The company, which issued a severe profit warning in January because of delays to its NHS work, said the latest shortcomings were not linked to its health service contracts.

Investors have been concerned about the future of the NHS contract, which accounts for a large slice of the Manchester-based group’s earnings. News the problems had spread to other parts of the business was a surprise.

Analysts expected full-year profits, due out in July, of £24m-£42m, but yesterday Isoft said profit was unlikely to exceed £22m.

Since early April Isoft’s shares have taken investors on a rollercoaster ride, falling when analysts published notes questioning its balance sheet accounting, and later on rumours of an NHS-related profit warning, only to soar on unconfirmed reports that rival Misys was plotting to buy the company.

The January profit warning alerted the market to problems with its NHS business, and concerns intensified shortly after when Accenture, the US consulting firm, blamed Isoft, its subcontractor on the NHS contract, for some of its own losses.

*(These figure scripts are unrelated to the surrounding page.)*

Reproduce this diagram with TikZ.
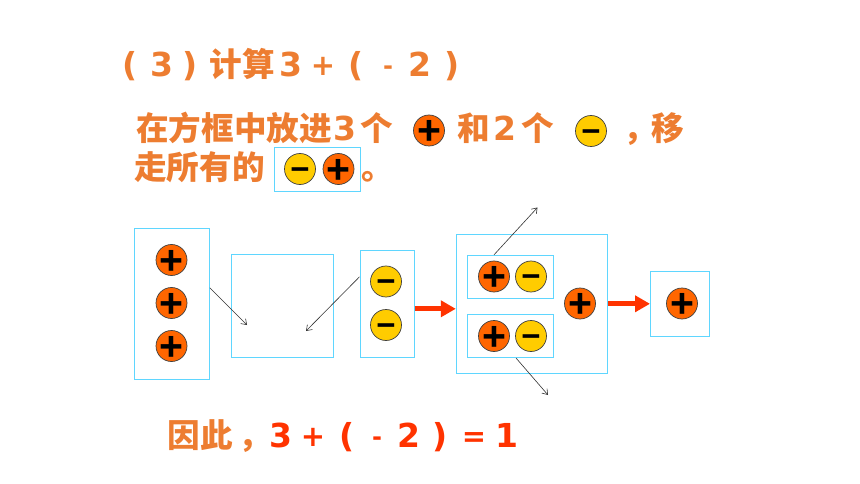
\documentclass[tikz,border=0pt]{standalone}
\usepackage{fontspec}
\setmainfont{DejaVu Sans}
\newfontfamily\cjk{Noto Sans CJK SC}
\newfontfamily\signfont{Liberation Sans}
\usetikzlibrary{arrows.meta}
\definecolor{boxblue}{HTML}{5FD6FF}
\definecolor{wordorange}{HTML}{ED7D31}
\definecolor{resultred}{HTML}{FF3300}
\definecolor{ballorange}{HTML}{FF6600}
\definecolor{ballyellow}{HTML}{FFCC00}
\newcommand{\signmark}[1]{\smash{\raisebox{-.345em}{\signfont\bfseries #1}}}
\tikzset{
    x=1pt,y=-1pt,
    word/.style={anchor=base,inner sep=0pt,text=wordorange,font=\cjk\bfseries\fontsize{32.6}{32.6}\selectfont},
    digit/.style={anchor=base,inner sep=0pt,text=wordorange,font=\bfseries\fontsize{33}{33}\selectfont},
    opsign/.style={digit,font=\bfseries\fontsize{29}{29}\selectfont},
    dashsign/.style={digit,font=\bfseries\fontsize{24}{24}\selectfont},
    result/.style={digit,text=resultred},
    box/.style={draw=boxblue,line width=1pt,inner sep=0pt},
    ball/.style={circle,draw=black!75,line width=0.7pt,inner sep=0pt,minimum size=31pt,text=black},
    plusball/.style={ball,fill=ballorange,font=\fontsize{41}{41}\selectfont},
    minusball/.style={ball,fill=ballyellow,font=\fontsize{33}{33}\selectfont},
    thinarrow/.style={draw=black!80,line width=0.6pt,-{Straight Barb[length=5pt,width=7pt]}},
    redarrow/.style={draw=resultred,line width=5pt,-{Triangle[length=15pt,width=16pt]}}
}
\begin{document}
\begin{tikzpicture}
    \useasboundingbox (0,0) rectangle (860,484);
    %Title
    \foreach \tx/\tc [count=\ti] in {130/{(},162/3,190/{)},291/3,356/{(},420/2,452/{)}}
        \node[digit] (title\ti) at (\tx,77) {\tc};
    \node[opsign] (titleplus) at (323,76) {+};
    \node[dashsign] (titledash) at (388,75) {-};
    \node[word] (titleword) at (242.5,77) {计算};
    %Instruction
    \node[word] (firstA) at (234,141) {在方框中放进};
    \node[digit] (firstB) at (345,141) {3};
    \node[word] (firstC) at (377,141) {个};
    \node[word] (firstD) at (474,141) {和};
    \node[digit] (firstE) at (505,141) {2};
    \node[word] (firstF) at (538,141) {个};
    \node[word] (firstG) at (640,141) {，};
    \node[word] (firstH) at (668,141) {移};
    \node[word] (secondA) at (199.5,180) {走所有的};
    \node[word] (secondB) at (378,180) {。};
    \node[plusball] (textplus) at (429,130.5) {\signmark{+}};
    \node[minusball] (textminus) at (591,131) {\signmark{−}};
    \node[box,minimum width=86pt,minimum height=43.5pt] (pairbox) at (317,169.5) {};
    \node[minusball] (pairminus) at (300,169) {\signmark{−}};
    \node[plusball] (pairplus) at (338.5,169) {\signmark{+}};
    %Three plus
    \node[box,minimum width=75pt,minimum height=151pt] (boxA) at (171.8,303.8) {};
    \foreach \py [count=\pi] in {260,303,346}
        \node[plusball] (plusA\pi) at (171.5,\py) {\signmark{+}};
    %Empty box
    \node[box,minimum width=102pt,minimum height=102.5pt] (boxB) at (282,306.2) {};
    %Two minus
    \node[box,minimum width=54pt,minimum height=107.5pt] (boxC) at (387,303.8) {};
    \foreach \py [count=\pi] in {281.5,325}
        \node[minusball] (minusC\pi) at (386,\py) {\signmark{−}};
    %Moved in
    \coordinate (tipA) at (247,325);
    \coordinate (tipC) at (306,331);
    \draw[thinarrow] ([yshift=16pt]boxA.east) -- (tipA);
    \draw[thinarrow] ([yshift=27pt]boxC.west) -- (tipC);
    %Large box
    \node[box,minimum width=151pt,minimum height=139pt] (boxD) at (531.8,303.8) {};
    \node[box,minimum width=86.3pt,minimum height=43.2pt] (pairA) at (510.5,276.9) {};
    \node[box,minimum width=86.3pt,minimum height=43.2pt] (pairB) at (510.5,335.9) {};
    \node[plusball] (plusD1) at (494,276.5) {\signmark{+}};
    \node[minusball] (minusD1) at (531,276.5) {\signmark{−}};
    \node[plusball] (plusD2) at (494,336) {\signmark{+}};
    \node[minusball] (minusD2) at (531,336) {\signmark{−}};
    \node[plusball] (plusD3) at (580,303.5) {\signmark{+}};
    %Taken out
    \coordinate (tipUp) at (537.5,207.5);
    \coordinate (tipDown) at (548,395);
    \draw[thinarrow] ([xshift=-16.5pt]pairA.north) -- (tipUp);
    \draw[thinarrow] ([xshift=5.5pt]pairB.south) -- (tipDown);
    %Last box
    \node[box,minimum width=59pt,minimum height=65pt] (boxE) at (680,303.8) {};
    \node[plusball] (plusE) at (682,303.5) {\signmark{+}};
    %Steps
    \draw[redarrow] ([yshift=-5pt]boxC.east) -- ([yshift=-5pt]boxD.west);
    \draw[redarrow] (boxD.east) -- (boxE.west);
    %Result
    \node[word] (endword) at (200.5,447) {因此};
    \node[word] (endcomma) at (255,447) {，};
    \foreach \rx/\rc [count=\ri] in {281/3,347/{(},409/2,440/{)},507/1}
        \node[result] (end\ri) at (\rx,447) {\rc};
    \node[opsign,text=resultred] (endplus) at (313,446) {+};
    \node[dashsign,text=resultred] (enddash) at (377,445) {-};
    \node[opsign,text=resultred] (endequal) at (474,446) {=};
\end{tikzpicture}
\end{document}
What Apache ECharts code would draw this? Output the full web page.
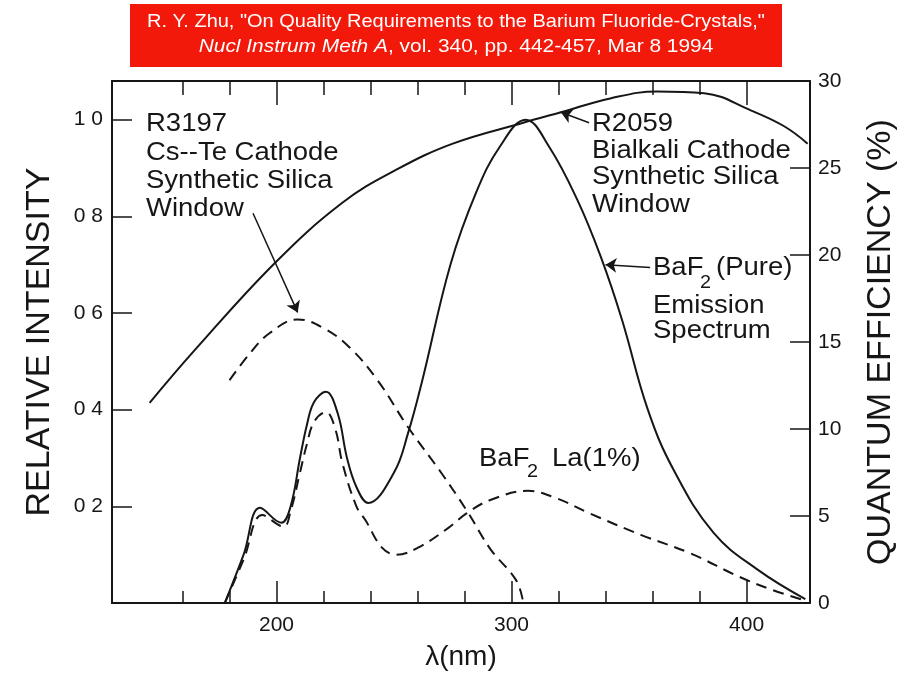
<!DOCTYPE html>
<html>
<head>
<meta charset="utf-8">
<title>BaF2 emission vs PMT quantum efficiency</title>
<script src="https://cdn.jsdelivr.net/npm/echarts@6/dist/echarts.min.js"></script>
<style>
  html, body { margin: 0; padding: 0; background: #fff; }
  #chart { width: 912px; height: 674px; }
</style>
</head>
<body>
<div id="chart"></div>
<script>
// values (wavelength in nm)
var pureNm  = [178, 186, 193, 202, 206, 210, 213, 216, 221, 226, 230, 234, 239, 250, 256, 262, 274, 285, 295, 306, 316, 328, 338, 347, 358, 369, 386, 405, 425];
var pureVal = [0, 0.10, 0.197, 0.166, 0.20, 0.30, 0.37, 0.416, 0.437, 0.393, 0.30, 0.24, 0.207, 0.27, 0.352, 0.46, 0.70, 0.85, 0.944, 1.0, 0.944, 0.834, 0.716, 0.586, 0.40, 0.275, 0.145, 0.068, 0.008];

var laNm  = [178, 186, 194, 203, 206, 210, 213, 216, 221, 225, 228, 234, 238, 245, 251, 260, 273, 281, 291, 307, 319, 333, 355, 376, 397, 411, 425];
var laVal = [0, 0.09, 0.182, 0.158, 0.19, 0.27, 0.33, 0.375, 0.395, 0.36, 0.29, 0.20, 0.17, 0.114, 0.10, 0.114, 0.155, 0.186, 0.213, 0.232, 0.217, 0.186, 0.141, 0.103, 0.054, 0.027, 0.005];

// quantum efficiency (%)
var r2059Nm = [146, 165, 199, 228, 251, 275, 305, 321, 342, 362, 382, 402, 416, 426];
var r2059Qe = [11.5, 14.5, 19.5, 23.0, 24.9, 26.4, 27.6, 28.2, 29.0, 29.4, 29.3, 28.3, 27.4, 26.4];

var r3197Nm = [180, 189, 197, 209, 220, 231, 243, 256, 270, 281, 291, 302, 305];
var r3197Qe = [12.8, 14.4, 15.5, 16.3, 15.8, 14.7, 12.8, 10.1, 7.5, 5.3, 3.1, 1.3, 0];

var xMajorTicks = [200, 300, 400];
var xMinorTicks = [160, 180, 220, 240, 260, 280, 320, 340, 360, 380];
var leftTicks = [0.2, 0.4, 0.6, 0.8, 1.0];
var rightTicks = [5, 10, 15, 20, 25];

var FONT = '"Liberation Sans", Arial, Helvetica, sans-serif';
var INK = '#161616';

function pairs(xs, ys) {
  return xs.map(function (x, i) { return [x, ys[i]]; });
}

function arrow(from, to) {
  return {
    silent: true,
    symbol: ['none', 'arrow'],
    symbolSize: 11,
    lineStyle: { color: INK, width: 1.5, type: 'solid' },
    label: { show: false },
    emphasis: { disabled: true },
    data: [[{ coord: from }, { coord: to }]]
  };
}

function note(x, y, text, size) {
  return {
    type: 'text', x: x, y: y, scaleX: 1.1, silent: true,
    style: { text: text, fill: INK, fontSize: size || 25, fontFamily: FONT, verticalAlign: 'middle' }
  };
}

function xAxisOf(pos, ticks, len, showLine, showLabel) {
  return {
    type: 'value', position: pos, min: 130, max: 427,
    axisLine: { show: showLine, onZero: false, lineStyle: { color: INK, width: 2 } },
    axisTick: { show: true, inside: true, length: len, customValues: ticks, lineStyle: { color: INK, width: 1.5 } },
    axisLabel: { show: showLabel, customValues: ticks, fontSize: 21, color: INK, fontFamily: FONT, margin: 12 },
    splitLine: { show: false }
  };
}

var chart = echarts.init(document.getElementById('chart'), null, { renderer: 'canvas' });

var bottomMajor = xAxisOf('bottom', xMajorTicks, 22, true, true);
bottomMajor.name = 'λ(nm)';
bottomMajor.nameLocation = 'middle';
bottomMajor.nameGap = 40;
bottomMajor.nameTextStyle = { fontSize: 28, color: INK, fontFamily: FONT };

var option = {
  animation: false,
  backgroundColor: '#fff',
  grid: { left: 112, right: 102, top: 81, bottom: 71, containLabel: false, outerBoundsMode: 'none' },
  xAxis: [
    bottomMajor,
    xAxisOf('bottom', xMinorTicks, 12, false, false),
    xAxisOf('top', xMajorTicks, 24, true, false),
    xAxisOf('top', xMinorTicks, 14, false, false)
  ],
  yAxis: [
    {
      type: 'value', position: 'left', min: 0, max: 1.08,
      name: 'RELATIVE INTENSITY', nameLocation: 'middle', nameRotate: 90, nameGap: 55,
      nameTextStyle: { fontSize: 34, color: INK, fontFamily: FONT },
      axisLine: { show: true, lineStyle: { color: INK, width: 2 } },
      axisTick: { show: true, inside: true, length: 20, customValues: leftTicks, lineStyle: { color: INK, width: 1.5 } },
      axisLabel: {
        customValues: leftTicks, fontSize: 21, color: INK, fontFamily: FONT, margin: 9,
        formatter: function (v) { return v.toFixed(1).replace('.', ' '); }
      },
      splitLine: { show: false }
    },
    {
      type: 'value', position: 'right', min: 0, max: 30, interval: 5,
      name: 'QUANTUM EFFICIENCY (%)', nameLocation: 'middle', nameRotate: 90, nameGap: 54,
      nameTextStyle: { fontSize: 34, color: INK, fontFamily: FONT },
      axisLine: { show: true, lineStyle: { color: INK, width: 2 } },
      axisTick: { show: true, inside: true, length: 20, customValues: rightTicks, lineStyle: { color: INK, width: 1.5 } },
      axisLabel: { fontSize: 21, color: INK, fontFamily: FONT, margin: 8 },
      splitLine: { show: false }
    }
  ],
  series: [
    {
      name: 'R2059 Bialkali Cathode', type: 'line', xAxisIndex: 0, yAxisIndex: 1,
      data: pairs(r2059Nm, r2059Qe), smooth: 0.4, showSymbol: false,
      lineStyle: { color: INK, width: 2 },
      markLine: arrow([333, 27.6], [321, 28.2])
    },
    {
      name: 'R3197 Cs-Te Cathode', type: 'line', xAxisIndex: 0, yAxisIndex: 1,
      data: pairs(r3197Nm, r3197Qe), smooth: 0.4, showSymbol: false,
      lineStyle: { color: INK, width: 2, type: [11, 7] },
      markLine: arrow([190, 22.4], [209, 16.7])
    },
    {
      name: 'BaF2 (Pure)', type: 'line', xAxisIndex: 0, yAxisIndex: 0,
      data: pairs(pureNm, pureVal), smooth: 0.4, showSymbol: false,
      lineStyle: { color: INK, width: 2 },
      markLine: arrow([359, 0.694], [340, 0.70])
    },
    {
      name: 'BaF2 La(1%)', type: 'line', xAxisIndex: 0, yAxisIndex: 0,
      data: pairs(laNm, laVal), smooth: 0.4, showSymbol: false,
      lineStyle: { color: INK, width: 2, type: [11, 7] }
    }
  ],
  graphic: [
    { type: 'rect', silent: true, shape: { x: 130, y: 4, width: 652, height: 63 }, style: { fill: '#f2190b' } },
    {
      type: 'text', x: 456, y: 22, scaleX: 1.08, silent: true,
      style: {
        text: 'R. Y. Zhu, "On Quality Requirements to the Barium Fluoride-Crystals,"',
        fill: '#fff', fontSize: 18.5, fontFamily: FONT, align: 'center', verticalAlign: 'middle'
      }
    },
    {
      type: 'text', x: 456, y: 47, scaleX: 1.1, silent: true,
      style: {
        text: '{i|Nucl Instrum Meth A}, vol. 340, pp. 442-457, Mar 8 1994',
        fill: '#fff', fontSize: 19, fontFamily: FONT, align: 'center', verticalAlign: 'middle',
        rich: { i: { fontStyle: 'italic', fill: '#fff', fontSize: 19, fontFamily: FONT } }
      }
    },

    note(146, 124, 'R3197'),
    note(146, 153, 'Cs--Te Cathode'),
    note(146, 181, 'Synthetic Silica'),
    note(146, 209, 'Window'),

    note(592, 124, 'R2059'),
    note(592, 151, 'Bialkali Cathode'),
    note(592, 177, 'Synthetic Silica'),
    note(592, 205, 'Window'),

    note(653, 268, 'BaF'),
    note(700, 283, '2', 18),
    note(716, 268, '(Pure)'),
    note(653, 306, 'Emission'),
    note(653, 331, 'Spectrum'),

    note(479, 459, 'BaF'),
    note(527, 472, '2', 18),
    note(552, 459, 'La(1%)')
  ]
};

chart.setOption(option);
</script>
</body>
</html>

Analysts at Investec this month said the company’s apparent practice of making loans to itself could hurt cashflow. “The company has effectively received cash up front for work that it has committed to do in the future,” said Investec.

Also of concern was the decline in the amount of money the company had on hand to cover unexpected costs or customers’ defaulting on payments.

The latest profit warning prompted further speculation that Isoft could soon be consumed by another company.

Misys, the UK software company whose rumoured interest this week boosted Isoft’s shares, has been selling insurance businesses in favour of healthcare units, said Gareth Healy, director of corporate finance at Close Brothers.

Isoft shares fell 16.5 per cent to 117½p, making its market cap £271m.